Yale school of medicine, New Haven, CT, USA.
Background:Urinary incontinence is one of the most concerning complications of radical prostatectomy (RP). Therefore, studies have focused on predicting different preoperative factors such as age at the time of surgery. Older patients seem to be at relatively higher risk of urinary incontinence after RP. However, there is still a debate over the specific cutoff for age associated with increased postoperative urinary incontinence rate. We sought to assess the association between different pre- and intraoperative factors, including age at the time of surgery and recovery of urinary continence (UC) in men undergoing RP.
Methods:Between April 2013 and September 2020, men undergoing robotic-assisted laparoscopic prostatectomy (RALP) by a single urologist for clinically localized or locally advanced prostate cancer in our institution were studied. Age at the time of surgery, body mass index (BMI), type of surgical approach (nerve-sparing, Retzius-sparing), MRI-based prostate volume, preoperative PSA, serum testosterone level, and pathological T stage as well as Gleason grade group were documented. Achievement of UC was defined as wearing no pads or an occasional security pad by patient-reported daily pad usage within 3 (early) and 12 months (late) after RALP.
Results:One hundred seventy-eight patients underwent RALP. The median age of patients was 63 years old (interquartile range 58-67). Postoperatively, 65 (36.5%) and 133 (74.7%) men achieved early (3 months) and late (12 months) recovery of UC, respectively.
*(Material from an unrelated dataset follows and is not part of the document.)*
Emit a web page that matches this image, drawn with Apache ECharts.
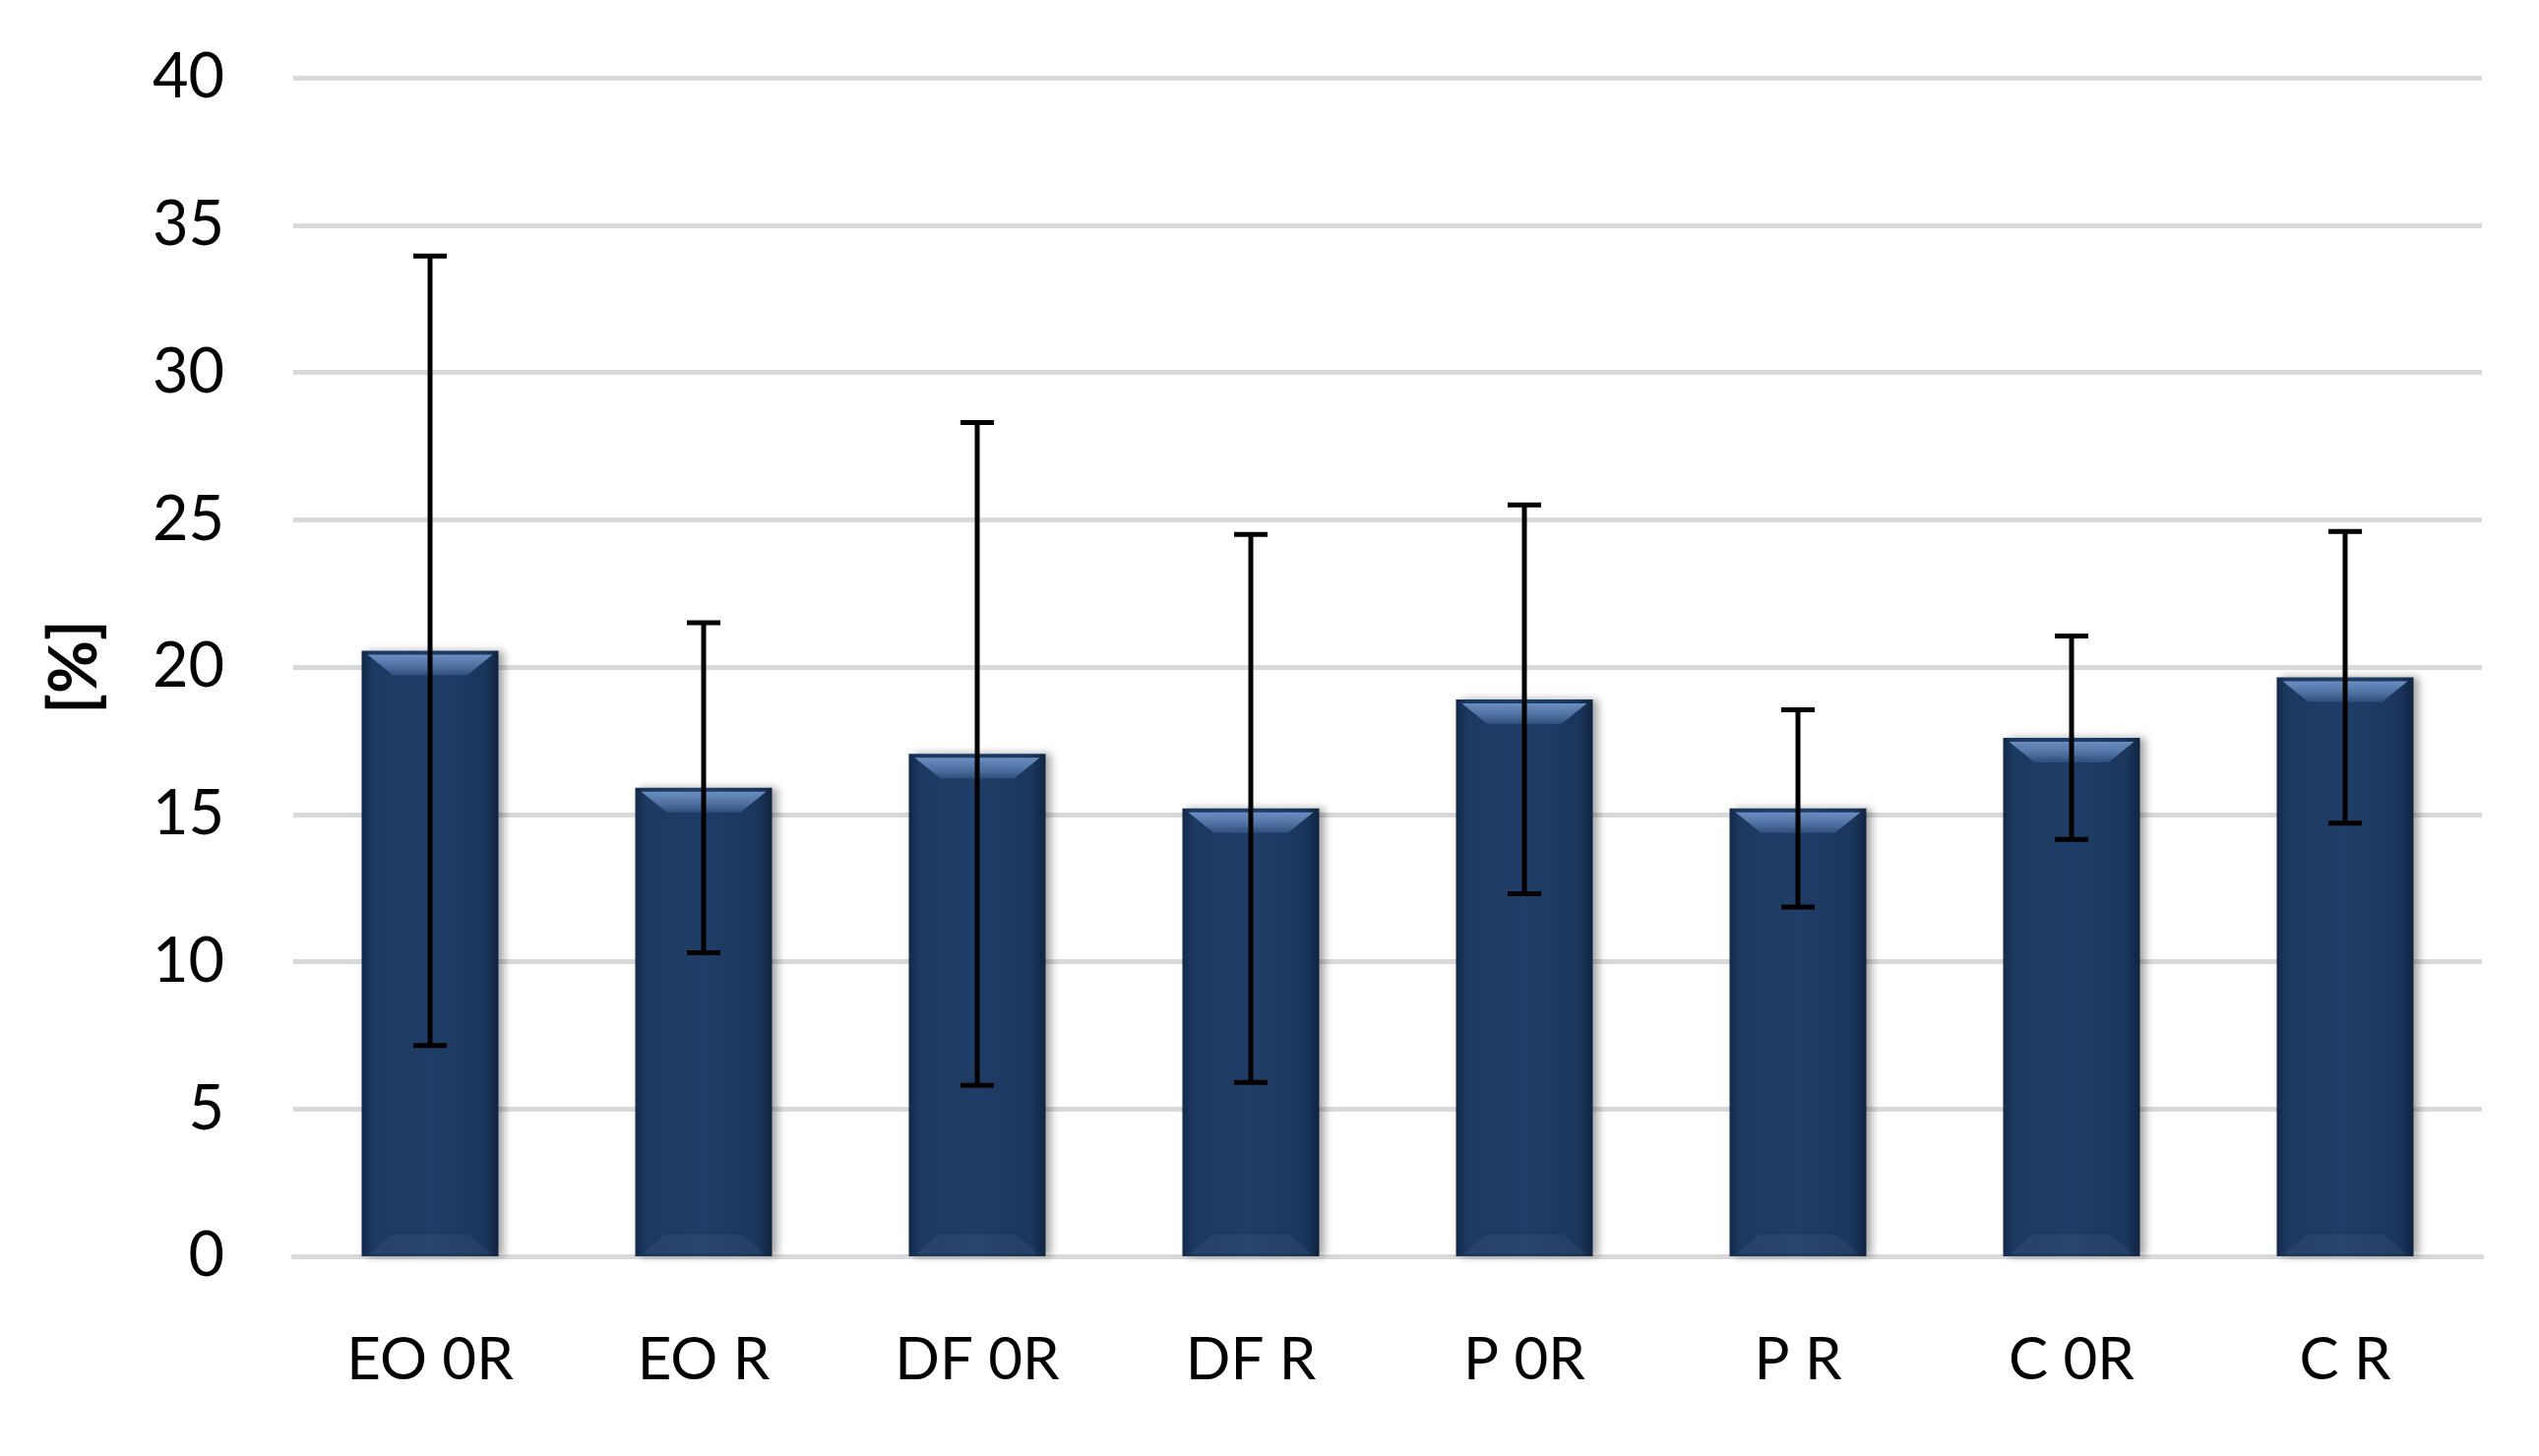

Multivariate logistic regression revealed that younger age (OR 1.16; 95%CI 1.05-1.29; p=0.006) with lower BMI (OR 1.23; 95%CI 1.03-1.47; p=0.02) who underwent Retzius-sparing surgery (OR 5.12; 95%CI 1.37-19.05; p=0.01) showed early recovery of UC. Among different age categories, age of 60 years or younger was significantly associated with the achievement of early UC (OR 4.54; 95%CI 1.35-14.28; p=0.01).
Conclusion:Early recovery of UC is primarily associated with patient-driven characteristics such as age and BMI. Age ≤60 years was associated with the achievement of early UC.